#### [Task statement]
Set down exactly the lines of the listing below, please, beginning with the first and ending with the line that holds "const totalTicks = [24, 40, 56, 72, 88, 104, 120];".

[Data entries]
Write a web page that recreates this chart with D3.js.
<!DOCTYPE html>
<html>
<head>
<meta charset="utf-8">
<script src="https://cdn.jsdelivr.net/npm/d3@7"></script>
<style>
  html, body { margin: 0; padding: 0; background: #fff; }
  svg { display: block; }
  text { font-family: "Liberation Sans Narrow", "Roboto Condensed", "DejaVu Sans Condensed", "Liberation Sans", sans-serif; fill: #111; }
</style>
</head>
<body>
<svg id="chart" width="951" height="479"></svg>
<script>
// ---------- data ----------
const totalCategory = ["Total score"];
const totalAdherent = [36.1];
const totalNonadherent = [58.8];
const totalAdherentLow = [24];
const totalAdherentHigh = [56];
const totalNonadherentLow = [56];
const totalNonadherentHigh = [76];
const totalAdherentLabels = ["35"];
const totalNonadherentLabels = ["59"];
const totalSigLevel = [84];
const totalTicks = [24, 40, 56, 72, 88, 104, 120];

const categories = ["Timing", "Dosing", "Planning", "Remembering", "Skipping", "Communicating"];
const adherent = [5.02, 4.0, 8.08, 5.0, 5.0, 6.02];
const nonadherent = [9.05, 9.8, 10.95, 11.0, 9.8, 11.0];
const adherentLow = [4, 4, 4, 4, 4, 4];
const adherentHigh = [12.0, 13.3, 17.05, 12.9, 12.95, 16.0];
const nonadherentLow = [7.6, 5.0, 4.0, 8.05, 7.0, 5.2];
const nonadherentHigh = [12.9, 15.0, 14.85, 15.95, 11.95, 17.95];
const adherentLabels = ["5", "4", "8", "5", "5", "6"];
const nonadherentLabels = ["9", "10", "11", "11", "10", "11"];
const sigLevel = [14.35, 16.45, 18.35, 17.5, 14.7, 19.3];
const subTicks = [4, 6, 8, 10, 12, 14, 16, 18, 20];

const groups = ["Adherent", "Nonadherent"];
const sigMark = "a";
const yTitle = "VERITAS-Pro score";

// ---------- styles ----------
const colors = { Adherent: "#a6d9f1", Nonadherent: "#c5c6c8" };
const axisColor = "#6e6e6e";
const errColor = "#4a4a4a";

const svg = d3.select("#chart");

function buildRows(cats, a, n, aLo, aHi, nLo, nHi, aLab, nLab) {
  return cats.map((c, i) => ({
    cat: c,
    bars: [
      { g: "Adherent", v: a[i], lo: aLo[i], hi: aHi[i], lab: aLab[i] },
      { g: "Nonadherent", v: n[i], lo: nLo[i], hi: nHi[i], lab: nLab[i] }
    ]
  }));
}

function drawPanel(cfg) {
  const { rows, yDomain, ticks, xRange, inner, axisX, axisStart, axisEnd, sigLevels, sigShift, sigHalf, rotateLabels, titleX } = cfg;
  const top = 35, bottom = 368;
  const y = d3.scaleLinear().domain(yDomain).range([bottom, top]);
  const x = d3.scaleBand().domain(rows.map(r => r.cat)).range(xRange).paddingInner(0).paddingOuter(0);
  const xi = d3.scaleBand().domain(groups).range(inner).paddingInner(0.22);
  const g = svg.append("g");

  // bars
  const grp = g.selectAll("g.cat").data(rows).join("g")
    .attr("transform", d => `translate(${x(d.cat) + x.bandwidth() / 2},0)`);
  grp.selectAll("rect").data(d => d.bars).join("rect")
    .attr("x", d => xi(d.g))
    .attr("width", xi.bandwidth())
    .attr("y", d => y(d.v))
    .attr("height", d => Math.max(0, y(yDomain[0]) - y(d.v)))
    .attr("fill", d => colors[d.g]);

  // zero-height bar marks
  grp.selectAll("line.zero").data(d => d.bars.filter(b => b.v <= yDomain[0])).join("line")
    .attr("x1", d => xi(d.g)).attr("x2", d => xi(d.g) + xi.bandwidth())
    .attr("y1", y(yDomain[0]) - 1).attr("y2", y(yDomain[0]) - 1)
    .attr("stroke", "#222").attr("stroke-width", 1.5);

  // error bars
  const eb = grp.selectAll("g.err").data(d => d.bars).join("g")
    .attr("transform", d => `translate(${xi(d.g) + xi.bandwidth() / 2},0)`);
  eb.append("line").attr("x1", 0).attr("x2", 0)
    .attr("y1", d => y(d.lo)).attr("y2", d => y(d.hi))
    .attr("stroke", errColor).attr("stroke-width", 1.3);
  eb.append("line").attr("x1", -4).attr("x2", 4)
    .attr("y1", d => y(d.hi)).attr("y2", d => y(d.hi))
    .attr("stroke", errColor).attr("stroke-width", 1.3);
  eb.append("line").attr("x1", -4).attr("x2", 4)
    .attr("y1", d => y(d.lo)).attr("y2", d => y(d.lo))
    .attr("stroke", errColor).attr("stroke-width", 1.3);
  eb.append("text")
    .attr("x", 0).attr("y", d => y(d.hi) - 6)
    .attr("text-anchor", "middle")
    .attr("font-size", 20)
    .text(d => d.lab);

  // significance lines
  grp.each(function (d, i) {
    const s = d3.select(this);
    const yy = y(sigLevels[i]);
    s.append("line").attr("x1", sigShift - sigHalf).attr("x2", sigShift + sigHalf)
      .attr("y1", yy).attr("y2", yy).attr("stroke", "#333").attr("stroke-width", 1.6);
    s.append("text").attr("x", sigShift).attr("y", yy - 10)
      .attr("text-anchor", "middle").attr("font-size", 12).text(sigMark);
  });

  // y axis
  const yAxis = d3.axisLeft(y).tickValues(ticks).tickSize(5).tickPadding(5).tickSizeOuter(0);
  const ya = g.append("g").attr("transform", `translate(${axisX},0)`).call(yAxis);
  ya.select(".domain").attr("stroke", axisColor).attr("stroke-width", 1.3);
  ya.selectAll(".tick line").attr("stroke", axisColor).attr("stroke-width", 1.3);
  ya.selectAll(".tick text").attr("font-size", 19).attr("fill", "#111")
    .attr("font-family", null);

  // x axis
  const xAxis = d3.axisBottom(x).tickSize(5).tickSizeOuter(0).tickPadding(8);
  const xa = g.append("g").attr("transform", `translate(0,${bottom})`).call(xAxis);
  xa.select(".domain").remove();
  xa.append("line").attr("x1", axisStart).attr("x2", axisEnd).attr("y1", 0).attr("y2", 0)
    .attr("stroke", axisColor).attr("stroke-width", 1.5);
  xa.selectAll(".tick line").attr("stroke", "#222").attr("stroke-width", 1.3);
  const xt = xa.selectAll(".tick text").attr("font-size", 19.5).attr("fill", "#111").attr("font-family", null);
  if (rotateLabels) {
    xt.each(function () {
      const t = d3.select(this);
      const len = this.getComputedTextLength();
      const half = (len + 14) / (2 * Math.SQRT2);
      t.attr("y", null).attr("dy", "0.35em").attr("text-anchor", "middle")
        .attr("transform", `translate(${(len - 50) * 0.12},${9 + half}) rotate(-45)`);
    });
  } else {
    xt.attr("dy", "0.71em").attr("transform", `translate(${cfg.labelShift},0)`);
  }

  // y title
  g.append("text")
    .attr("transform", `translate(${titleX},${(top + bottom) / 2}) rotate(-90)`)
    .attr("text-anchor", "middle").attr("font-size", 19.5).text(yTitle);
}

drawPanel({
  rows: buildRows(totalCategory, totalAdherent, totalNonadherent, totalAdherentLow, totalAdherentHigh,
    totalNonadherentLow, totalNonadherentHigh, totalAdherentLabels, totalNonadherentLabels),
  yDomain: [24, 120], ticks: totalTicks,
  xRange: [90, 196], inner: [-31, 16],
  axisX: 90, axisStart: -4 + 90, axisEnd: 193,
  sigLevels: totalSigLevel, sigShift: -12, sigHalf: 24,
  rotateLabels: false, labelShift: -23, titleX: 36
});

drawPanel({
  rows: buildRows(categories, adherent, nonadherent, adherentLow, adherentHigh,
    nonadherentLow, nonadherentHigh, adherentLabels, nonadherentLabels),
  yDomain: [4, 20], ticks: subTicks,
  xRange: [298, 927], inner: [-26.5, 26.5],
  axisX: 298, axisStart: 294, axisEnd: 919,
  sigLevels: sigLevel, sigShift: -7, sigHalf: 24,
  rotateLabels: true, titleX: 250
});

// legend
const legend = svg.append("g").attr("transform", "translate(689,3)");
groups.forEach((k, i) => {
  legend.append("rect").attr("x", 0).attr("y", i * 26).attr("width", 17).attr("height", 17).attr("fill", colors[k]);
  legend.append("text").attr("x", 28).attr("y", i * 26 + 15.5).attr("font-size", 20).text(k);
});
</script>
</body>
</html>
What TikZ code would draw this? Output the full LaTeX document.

#### [Final result]
Write a web page that recreates this chart with D3.js.
<!DOCTYPE html>
<html>
<head>
<meta charset="utf-8">
<script src="https://cdn.jsdelivr.net/npm/d3@7"></script>
<style>
  html, body { margin: 0; padding: 0; background: #fff; }
  svg { display: block; }
  text { font-family: "Liberation Sans Narrow", "Roboto Condensed", "DejaVu Sans Condensed", "Liberation Sans", sans-serif; fill: #111; }
</style>
</head>
<body>
<svg id="chart" width="951" height="479"></svg>
<script>
// ---------- data ----------
const totalCategory = ["Total score"];
const totalAdherent = [36.1];
const totalNonadherent = [58.8];
const totalAdherentLow = [24];
const totalAdherentHigh = [56];
const totalNonadherentLow = [56];
const totalNonadherentHigh = [76];
const totalAdherentLabels = ["35"];
const totalNonadherentLabels = ["59"];
const totalSigLevel = [84];
const totalTicks = [24, 40, 56, 72, 88, 104, 120];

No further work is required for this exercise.